Apple’s iWork suite of apps — Pages, Keynote and Numbers — are some of the best apps on my iPad. I use Pages, along with an external keyboard, to type documents, I use Keynote every time I give a presentation (I cannot even remember the last time I used PowerPoint), and while I don’t use a spreadsheet on my iPad very often, when I need one, Numbers works great. But because there are no Pages, Keynote and Numbers programs for the PC (they do exist for the Mac), in the past I would have to convert documents created on my iPad to use them on my PC at work. But as of this past Friday, Apple has now given everyone access to all three of these apps via Apple’s free iCloud.com website so you can now work with your Pages, Keynote and Numbers documents in the browser on any computer, Mac or PC. [UPDATE: Dan Moren of Macworld reports that due to overwhelming response, Apple is throttling iWork access for new users. If you don’t have it yet, hopefully you will very soon.] Simply point your browser to iCloud.com (it works best using Chrome on a PC or Safari on a Mac), login with your Apple ID and password, and you’ll see the new Pages, Numbers and Keynote apps in your browser.

For example, I can type some notes using Pages on my iPad, and then later I can simply go to iCloud.com on my PC, click on the Pages app, and all of the Pages documents on my iPad show up. I can double-click any document to read it or edit it on my PC, and then when I go back to my iPad any edits that I made on the computer are there on the iPad. You can also use iCloud.com to export a Pages document to Word or PDF format — something you can also do on the iPad, of course, but now you don’t have to pull your iPad out of your briefcase to do this and can simply do it on your computer.

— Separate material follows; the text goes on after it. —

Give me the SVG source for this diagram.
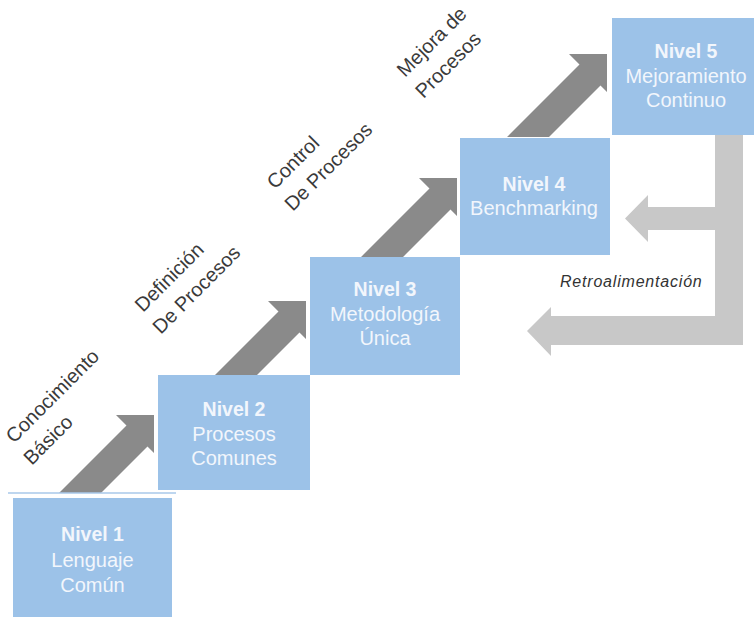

For people who use Keynote to give presentations, the Keynote app in iCloud.com could be a life-saver. Hooking up an iPad (or iPhone) to a projector is easy if you have the right cable, but if you ever find yourself in a situation where that is not possible — perhaps you forgot the necessary cable at home, or perhaps the setup in the room is such that the projector is far away from where you will be standing and you need someone else to handle your slides from a computer – you can simply go to iCloud.com from any computer connected to the Internet and pull up your Keynote presentation. You can make any last-minute edits on the computer, and then you can enter presentation mode in Keynote on iCloud.com. If the computer is connected to the projector, then you can give your presentation without using your iPad at all.

The iWork apps in iCloud.com don’t have all of the features as the full apps on the iPad, nor do they have all of the features in the Mac versions of Pages, Keynote and Numbers. (Jeffery Battersby of Macworld notes the limitations.) For example, you cannot print from the web browser versions of these apps,
so you’ll need to do that from your iPad or iPhone, or email the
document to yourself (such as a PDF version) and print from your
computer. But the essential features are there, so it is easy to make quick edits. And frankly, I’m amazed that Apple could create a version of this sophisticated software that runs in the browser.
The addition of Pages, Keynote and Numbers to iCloud.com makes those iPad and iPhone apps even more useful. If you use the iWork apps on your iOS device, be sure to check out the new iCloud.com.